Я не стала спорить, к тому же Стелиос исчерпал запас русских слов. Домой мы ехали молча, наслаждаясь петляющей дорогой. Я не хотела спрашивать, почему Стелиос столь горячо не принимает давнего врага Греции, а ему было неловко за эту вспышку чувств. Он же был столь просвещен и демократичен, а в молодости даже жил в коммуне хиппи. И все же он был греком. И сказал то, что мог и должен был сказать грек.

А в Мони Превели я попала еще раз, спустя двадцать лет. Не морем, а по шоссе к монастырю, перед которым стоит памятник монаху и солдату союзников. Я знала, что монахи спасли почти пять тысяч американских и новозеландских солдат, переправив их на Ближний Восток, за что монастырь разрушили. Монастырь был в эти часы закрыт, потому, посетив у стен монастыря зверинец, где бродили замечательные дикие козы, вероятно, те самые знаменитые критские кри-кри, мы отправились по тропе к пальмам Превели.
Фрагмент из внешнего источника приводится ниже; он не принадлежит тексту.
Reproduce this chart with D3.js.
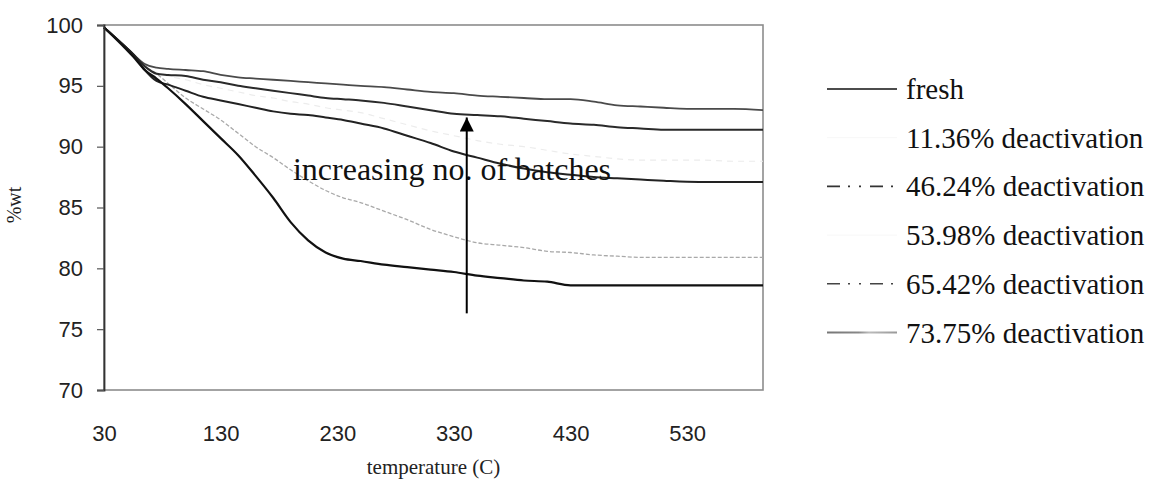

О! Это был непростой спуск по почти отвесной скале, но я знала, что дойду до пальм и реки, текущей параллельно морю. А дальше мы пошли вдоль реки под пальмами, но так и не добрались до того места, где она появляется из скалы. И ни у кого не получилось, ибо все возвращались по узкой тропинке совершенно разочарованными и изрядно поцарапанными колючками. Может, туда невозможно добраться. Чудо являет себя, но скрывает первопричину появления. На то оно и чудо.

А вот кафе на пляже было все так же, как и двадцать лет назад, одно. И там как всегда щедро торговали домашним вином, пита-гирос, сувлаки, ну куда же без этого. Еще вечный греческий салат и мороженое. И можно просто сидеть за столиками со своей водой и смешанным с водой вином, глядя, как река смешивается с морем. И я снова пошла вброд по холодной горной речке. До самого моря, благо их разделяют три метра песка. А мне еще предстоял путь к монастырю. Я убедила себя смело идти, ведь монахи как-то спускались каждый день. Хотя им везло больше, говорят, их опускали со скалы в плетенных корзинах. А потом поднимали. Не знаю даже, что лучше. И я пошла вверх. Радуясь встречным, которым еще предстоял этот подъем, а пока они веселы и беспечны, бодро несутся к пляжу между двух скал.

Крестины.

В предпоследний день моих первых греческих каникул меня пригласили на большой семейный праздник крещения племянника Дафны. Малышу было за полгода и он уверенно сидел в своем высоком стуле. Он только сегодня получил имя, а до этого его звали просто беби. В доме Дафны собралось человек тридцать, если не больше. Все подносили свои дары малышу, родители гордо стояли рядом. А новоиспеченный Янис пытался грызть крестик, который ему надели в церкви. Но праздник уже шел мимо, хотя и вокруг него. Молодой красавец отец малыша был горд собой, что наконец ему удалось собрать деньги на крещение (по его словам получалось, что это нечеловеческая сумма). Все уважали его, и он раздувался от важности, говорил, что скоро он с сыном (тот радостно пускал слюни) пойдет в горы на охоту. Они настреляют кроликов, а может быть, им повезет, и они добудут фазана. Все смеялись, хотя я не понимала, чему. Он кипятился, горячо что-то доказывал, но, увы, ни одного слова я не поняла, кроме того, что он абсолютный зверобой и отважный воин, это выдавал его тон.